**Source records**
++++
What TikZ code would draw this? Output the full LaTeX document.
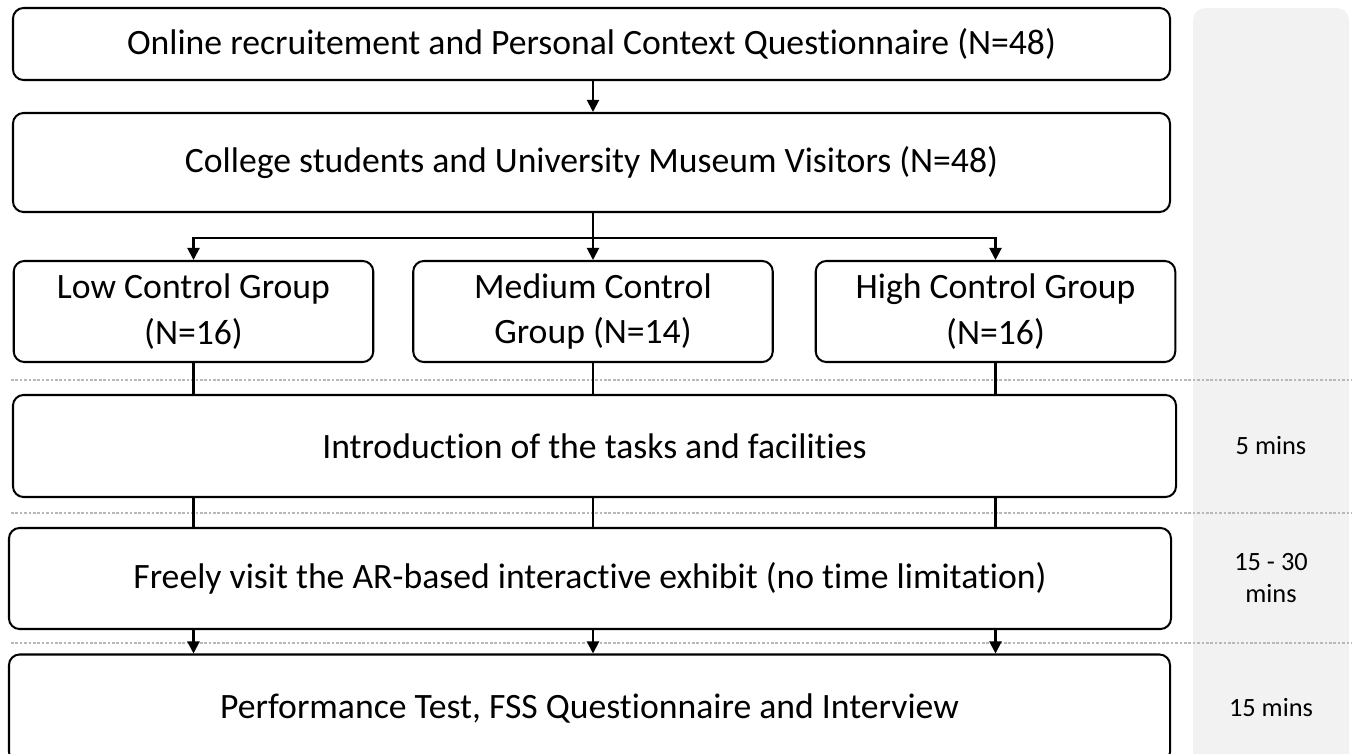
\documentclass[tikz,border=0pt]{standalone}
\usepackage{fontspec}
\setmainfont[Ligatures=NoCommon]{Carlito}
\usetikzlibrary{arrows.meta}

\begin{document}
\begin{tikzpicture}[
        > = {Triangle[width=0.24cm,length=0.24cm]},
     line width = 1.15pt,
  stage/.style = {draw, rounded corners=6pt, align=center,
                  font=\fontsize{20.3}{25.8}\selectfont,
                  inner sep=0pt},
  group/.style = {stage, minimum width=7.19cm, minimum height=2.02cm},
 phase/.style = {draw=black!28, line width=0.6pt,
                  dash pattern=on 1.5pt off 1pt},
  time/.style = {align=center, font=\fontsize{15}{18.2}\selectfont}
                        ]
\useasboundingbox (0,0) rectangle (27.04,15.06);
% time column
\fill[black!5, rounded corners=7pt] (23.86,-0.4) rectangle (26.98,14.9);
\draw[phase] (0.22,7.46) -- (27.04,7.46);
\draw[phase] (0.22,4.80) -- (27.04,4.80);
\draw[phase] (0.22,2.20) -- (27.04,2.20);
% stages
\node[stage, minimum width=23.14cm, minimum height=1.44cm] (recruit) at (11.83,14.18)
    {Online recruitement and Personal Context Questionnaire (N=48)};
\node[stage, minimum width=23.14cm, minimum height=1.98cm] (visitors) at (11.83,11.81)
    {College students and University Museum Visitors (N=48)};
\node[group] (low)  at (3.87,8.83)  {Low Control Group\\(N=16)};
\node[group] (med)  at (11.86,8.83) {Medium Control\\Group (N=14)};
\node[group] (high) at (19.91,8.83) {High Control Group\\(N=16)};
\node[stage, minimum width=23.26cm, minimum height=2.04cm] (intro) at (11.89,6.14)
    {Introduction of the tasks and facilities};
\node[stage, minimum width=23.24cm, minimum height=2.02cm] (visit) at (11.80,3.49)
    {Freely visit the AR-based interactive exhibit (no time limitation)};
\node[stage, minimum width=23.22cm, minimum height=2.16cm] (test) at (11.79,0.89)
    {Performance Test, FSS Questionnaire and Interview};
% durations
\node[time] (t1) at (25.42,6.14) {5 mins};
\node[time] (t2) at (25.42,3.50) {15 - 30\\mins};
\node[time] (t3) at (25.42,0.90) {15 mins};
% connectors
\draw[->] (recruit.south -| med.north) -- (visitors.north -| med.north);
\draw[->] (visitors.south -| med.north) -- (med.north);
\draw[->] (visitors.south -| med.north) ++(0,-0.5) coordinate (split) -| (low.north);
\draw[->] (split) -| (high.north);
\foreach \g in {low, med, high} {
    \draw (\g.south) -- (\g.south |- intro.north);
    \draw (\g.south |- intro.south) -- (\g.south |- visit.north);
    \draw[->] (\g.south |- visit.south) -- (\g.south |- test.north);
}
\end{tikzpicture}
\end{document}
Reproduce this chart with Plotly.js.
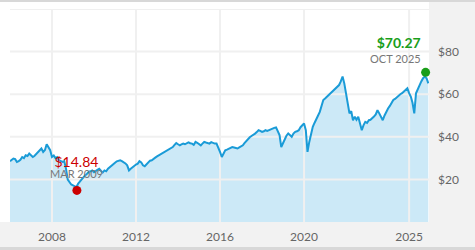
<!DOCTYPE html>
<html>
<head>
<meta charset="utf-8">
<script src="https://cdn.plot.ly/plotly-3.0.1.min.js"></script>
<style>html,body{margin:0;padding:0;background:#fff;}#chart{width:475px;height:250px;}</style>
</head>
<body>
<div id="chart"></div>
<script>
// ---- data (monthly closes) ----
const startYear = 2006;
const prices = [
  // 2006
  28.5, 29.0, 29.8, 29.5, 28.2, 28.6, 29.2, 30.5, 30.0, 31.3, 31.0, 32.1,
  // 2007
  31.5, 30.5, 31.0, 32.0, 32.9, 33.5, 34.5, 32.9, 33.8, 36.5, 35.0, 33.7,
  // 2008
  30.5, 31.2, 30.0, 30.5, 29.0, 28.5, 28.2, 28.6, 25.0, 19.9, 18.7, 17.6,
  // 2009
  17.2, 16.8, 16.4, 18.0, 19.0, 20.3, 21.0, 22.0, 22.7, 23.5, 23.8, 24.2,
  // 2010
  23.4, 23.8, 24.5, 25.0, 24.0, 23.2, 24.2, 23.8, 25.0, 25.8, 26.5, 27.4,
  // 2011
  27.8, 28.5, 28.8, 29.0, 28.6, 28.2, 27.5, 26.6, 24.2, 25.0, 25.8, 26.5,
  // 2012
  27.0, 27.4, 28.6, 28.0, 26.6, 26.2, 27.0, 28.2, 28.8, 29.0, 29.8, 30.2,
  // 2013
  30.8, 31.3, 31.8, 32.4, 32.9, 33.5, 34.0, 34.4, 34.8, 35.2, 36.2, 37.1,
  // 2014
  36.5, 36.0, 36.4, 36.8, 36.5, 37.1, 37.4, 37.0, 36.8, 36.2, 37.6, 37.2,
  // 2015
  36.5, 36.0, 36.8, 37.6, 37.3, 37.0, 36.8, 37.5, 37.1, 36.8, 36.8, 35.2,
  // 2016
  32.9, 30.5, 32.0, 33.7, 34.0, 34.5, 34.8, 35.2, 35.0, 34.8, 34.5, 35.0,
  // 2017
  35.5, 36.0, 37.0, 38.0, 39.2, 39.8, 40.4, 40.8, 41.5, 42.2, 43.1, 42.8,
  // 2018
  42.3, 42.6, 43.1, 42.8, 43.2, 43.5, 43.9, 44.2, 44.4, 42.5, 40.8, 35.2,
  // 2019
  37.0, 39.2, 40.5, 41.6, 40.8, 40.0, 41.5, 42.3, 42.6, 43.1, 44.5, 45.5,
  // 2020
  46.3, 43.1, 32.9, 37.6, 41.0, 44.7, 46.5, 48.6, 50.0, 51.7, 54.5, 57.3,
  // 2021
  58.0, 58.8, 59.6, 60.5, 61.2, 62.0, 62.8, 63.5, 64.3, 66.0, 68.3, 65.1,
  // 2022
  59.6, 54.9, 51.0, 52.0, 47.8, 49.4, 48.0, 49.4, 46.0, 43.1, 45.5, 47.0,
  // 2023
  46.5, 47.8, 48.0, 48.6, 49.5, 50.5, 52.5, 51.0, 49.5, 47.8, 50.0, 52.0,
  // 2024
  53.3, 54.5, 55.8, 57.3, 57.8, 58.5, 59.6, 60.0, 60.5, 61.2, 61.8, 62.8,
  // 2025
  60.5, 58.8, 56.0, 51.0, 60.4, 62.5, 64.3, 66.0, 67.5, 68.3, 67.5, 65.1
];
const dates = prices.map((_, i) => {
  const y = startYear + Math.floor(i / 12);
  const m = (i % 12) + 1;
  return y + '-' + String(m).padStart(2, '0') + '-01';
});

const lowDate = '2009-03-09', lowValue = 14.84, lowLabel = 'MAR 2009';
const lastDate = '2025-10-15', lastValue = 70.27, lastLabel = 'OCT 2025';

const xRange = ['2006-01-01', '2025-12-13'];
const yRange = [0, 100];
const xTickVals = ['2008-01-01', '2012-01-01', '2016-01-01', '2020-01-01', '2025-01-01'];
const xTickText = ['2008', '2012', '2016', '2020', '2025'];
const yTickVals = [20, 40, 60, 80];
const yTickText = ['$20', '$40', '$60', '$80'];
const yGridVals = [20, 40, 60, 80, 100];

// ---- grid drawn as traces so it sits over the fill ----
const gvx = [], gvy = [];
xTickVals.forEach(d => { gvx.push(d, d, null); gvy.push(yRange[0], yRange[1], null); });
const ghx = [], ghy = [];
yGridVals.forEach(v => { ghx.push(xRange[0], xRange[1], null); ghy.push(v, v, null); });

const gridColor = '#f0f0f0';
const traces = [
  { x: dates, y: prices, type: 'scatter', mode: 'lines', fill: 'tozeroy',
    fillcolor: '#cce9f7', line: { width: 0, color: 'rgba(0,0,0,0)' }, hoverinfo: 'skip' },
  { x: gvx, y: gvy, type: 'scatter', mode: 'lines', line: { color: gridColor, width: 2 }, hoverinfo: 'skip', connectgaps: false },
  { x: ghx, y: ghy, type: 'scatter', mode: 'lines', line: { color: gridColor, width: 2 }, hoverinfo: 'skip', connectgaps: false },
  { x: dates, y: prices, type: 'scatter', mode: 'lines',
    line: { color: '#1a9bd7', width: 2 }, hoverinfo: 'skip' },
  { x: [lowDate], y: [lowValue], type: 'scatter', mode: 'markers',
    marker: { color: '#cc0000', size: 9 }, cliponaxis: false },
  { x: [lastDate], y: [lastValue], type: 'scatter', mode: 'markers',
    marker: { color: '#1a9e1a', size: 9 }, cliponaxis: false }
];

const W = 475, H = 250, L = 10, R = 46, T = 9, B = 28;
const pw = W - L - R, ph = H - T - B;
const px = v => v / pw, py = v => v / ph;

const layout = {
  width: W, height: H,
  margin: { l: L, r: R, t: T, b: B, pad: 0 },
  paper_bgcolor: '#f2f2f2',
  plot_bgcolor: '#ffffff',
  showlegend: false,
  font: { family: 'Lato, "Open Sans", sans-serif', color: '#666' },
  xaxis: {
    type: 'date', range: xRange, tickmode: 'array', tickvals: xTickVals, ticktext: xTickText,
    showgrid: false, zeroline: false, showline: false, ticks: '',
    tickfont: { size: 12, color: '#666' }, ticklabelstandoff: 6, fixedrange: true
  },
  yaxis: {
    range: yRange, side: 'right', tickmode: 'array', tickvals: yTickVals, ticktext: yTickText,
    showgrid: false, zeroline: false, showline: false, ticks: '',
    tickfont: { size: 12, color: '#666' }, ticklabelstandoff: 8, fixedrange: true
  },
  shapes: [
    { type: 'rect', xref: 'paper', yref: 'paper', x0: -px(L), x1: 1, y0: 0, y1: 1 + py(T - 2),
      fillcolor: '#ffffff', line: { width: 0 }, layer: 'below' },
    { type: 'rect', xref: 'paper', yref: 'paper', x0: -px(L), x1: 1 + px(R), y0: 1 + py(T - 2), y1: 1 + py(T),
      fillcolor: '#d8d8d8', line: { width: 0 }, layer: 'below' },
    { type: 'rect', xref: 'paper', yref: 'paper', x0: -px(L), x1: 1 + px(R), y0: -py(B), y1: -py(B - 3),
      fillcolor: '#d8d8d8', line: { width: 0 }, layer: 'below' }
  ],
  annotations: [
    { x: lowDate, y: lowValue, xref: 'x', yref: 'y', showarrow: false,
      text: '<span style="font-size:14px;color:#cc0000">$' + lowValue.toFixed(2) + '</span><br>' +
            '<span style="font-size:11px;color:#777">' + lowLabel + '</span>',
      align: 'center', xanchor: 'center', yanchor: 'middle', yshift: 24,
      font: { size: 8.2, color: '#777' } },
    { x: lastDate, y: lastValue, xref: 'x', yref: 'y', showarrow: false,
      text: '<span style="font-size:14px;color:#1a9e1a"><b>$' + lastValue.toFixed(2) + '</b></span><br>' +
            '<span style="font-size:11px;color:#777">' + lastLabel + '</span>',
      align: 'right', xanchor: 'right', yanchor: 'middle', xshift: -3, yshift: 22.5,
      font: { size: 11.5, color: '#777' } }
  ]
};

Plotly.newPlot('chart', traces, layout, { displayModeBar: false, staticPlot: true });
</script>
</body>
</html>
++++
Which lines in the records above contain the string "chart"? Copy each one.

Reproduce this chart with Plotly.js.
<style>html,body{margin:0;padding:0;background:#fff;}#chart{width:475px;height:250px;}</style>
<div id="chart"></div>
Plotly.newPlot('chart', traces, layout, { displayModeBar: false, staticPlot: true });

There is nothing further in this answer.